Biarritz has 3 official AC areas, one we stayed at last December, and was perfectly fine, the Milady site, which is often full (both of those south of the town and I think both 12€ the night), and another site in Anglet-Ocean just north of the town.  We decided to try out this one this time, as it was cheapest (6€ the night incl. services off season), right on the beach, and had good bus connections to the centre (they all do in fact – the no.10 bus connects them all with the centre – 2€ for a 24hr ticket, very easy).

It was dark by the time we got to the area, and we had a little trouble at the barrier, having to ring the help line number to get in (an interesting test for my French, but I did it!).  It’s got interesting reviews this place, it’s not flat, that’s the first thing.  Really not flat in places.  Chocks will help in some instances, but not in others.  It’s large, 66 places I think, but is evidently PACKED during high season.  This was not high season, this was a rainy Monday night in November, so it was pretty much empty, several very large vans taking up several spaces (has a rep for this apparently), and we were able to find a relatively flat spot at the top end.  It’s quiet, feels safe, is RIGHT above the beach (which is lovely and boardwalked) there are restaurants nearby (closed in Nov) and the bus stop is just outside.  Yes, it must be hell in high season, but off season we were very happy.

Day 5

After a quiet night, we had a quick beach walk that grey morning, before getting the bus into Biarritz town centre.
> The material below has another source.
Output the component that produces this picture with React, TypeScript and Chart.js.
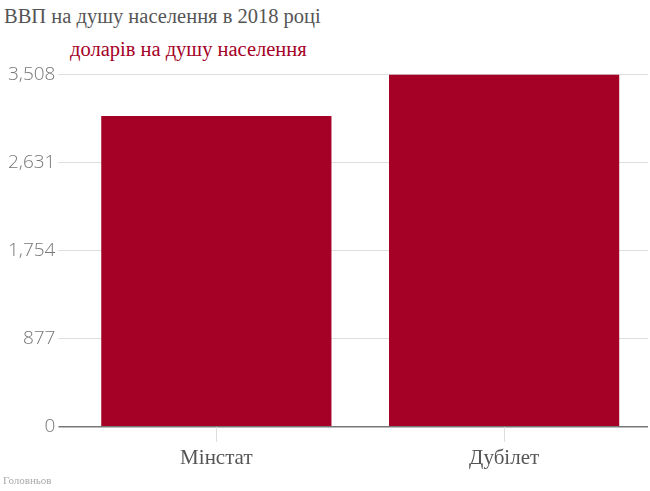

It appeared we had chosen a week when lots of small businesses were closed, so our shopping spree was rather cut short, but we always enjoy wandering around Biarritz and its maze of streets.  It was high seas too, so fun to walk along the seafront round to the old port area.  We headed to our favourite haunt, Le Crepe Dentelle, for lunch for excellent crepe and Breton cider, mmm.

Then we headed back to Berta, and with the obligatory supermarket fill up stop, we headed back homeward into Spain.